The wind sprang up so suddenly during the night that we were taken completely by surprise. It seemed incredible that, in so short a space of time, the sea could go from flat smooth to mountainous high. The storm just struck our ship without the least warning. When I got on deck, pandemonium reigned.

 

Darkness added to our difficulties; the watch below was turned in and asleep, it was four bells – 2 o’clock, they had to be got on deck. The ship pitched, jumped and rolled. But after a great deal of labour at the risk of our lives, we managed to get things secure and snug once more. Only those who have seen heavy gear adrift and being washed or flung from one side of the vessel to another, can tell what a risky job it is securing them again.

 

After we got everything was snug, I remembered I had hung some washed clothes on the ridge rope, a rope above the gunwale; Like a fool I thought I would try to get them down, if they were not blown away. After a struggle I managed to get onto the tower ridge rope, it was dark as pitch too. I worked my way along to where I thought my clothes would be, when the old ship took a dive. I was washed overboard, I just managed to get on the ridge rope, and was in the act of casting off the stops which fasten the clothes to the ridge rope, when the vessel gave a dive. I was completely submerged and I clung onto the rope, with all my strength; it seemed as if my arms were being torn from their sockets. It seemed ages before I could breathe.

 

Needless to say, that as soon as the vessel righted herself, I was off that rope and down on deck as quickly as possible. I clambered down on deck, more dead than alive.

 

I may add that I recovered my clothes after the gale abated, thanks to the strong stops which I had in my clothes. sailors don’t use clothes pegs, they use clothes stops for stopping clothes to the clothes lines. God certainly watched over me that night, otherwise I must have been washed overboard.

 

Before one had time to realise what had happened, the wind had passed on, leaving us nearly a wreck.

 

We went on to Port Elizabeth, there in the Bay [Algoa Bay], we saw a sad sight; 19 large sailing ships were driven ashore by the terrible gale that nearly put us under. The beach was strewn with wreckage and dead bodies, there must have been hundreds of lives lost.

 

Our ship was asked to land a party of torpedo ratings to blow up the wrecks. I was told to get off to land, but at the last minute I was told I could not be spared, as my boat would be required. I was some disappointed.

 

Our men were the guests of the Port Elizabeth Mayor and Corporation, as we would say at home, and a right Royal time they gave them, they were there a fortnight; they joined us at Simon’s Town.

 

[ This is something that Captain John Lester Vivian Millett spoke of concerning the loss of the THE TWEED, a ship he had sailed with earlier.

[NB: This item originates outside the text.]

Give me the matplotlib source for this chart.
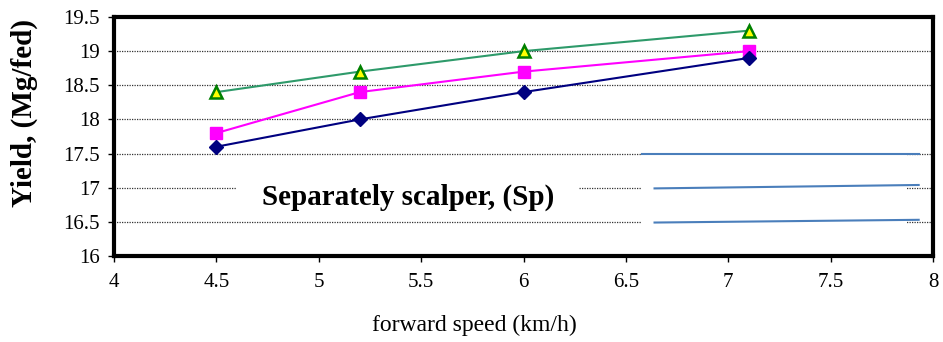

The ship timbers were used to build a church there.]

 

Algoa Bay wrecks

 

[31st August 1902; Charles Lewis later saw a newspaper article about the disaster and cut it out, to place in the back of his diary;From the Newspaper clipping]

Algoa Bay lies open to the south-east, but, as the wind rarely blows from that direction, it is considered a safe roadstead. On this occasion a gale of hurricane force set in, and was known years afterwards as the “black south-easter”. Nineteen sailing ships dragged their anchors or parted their cables, and came piling on to the beach of Algoa Bay. All through the dark morning hours they cam sweeping ashore, and when dawn broke, the beach presented the most terrible sight ever seen. Wreckage and bodies lined the foreshore, while further inland were hundreds, perhaps a thousand or more, utterly helpless people, unable to move a hand to save. The INCHCAPE ROCK was pounding in about ten in the morning, head on, her cables parted, and some courageous souls at the wheel, striving to prevent a broadside stranding. But when she hit, she slewed round and canted, and men were washed off her decks like flies, 200 yards from the shore. Some fastened on to wreckage, others trusted to belts, but the terrible undertow got them when almost ashore, and back, back, back, they went to mocking Death.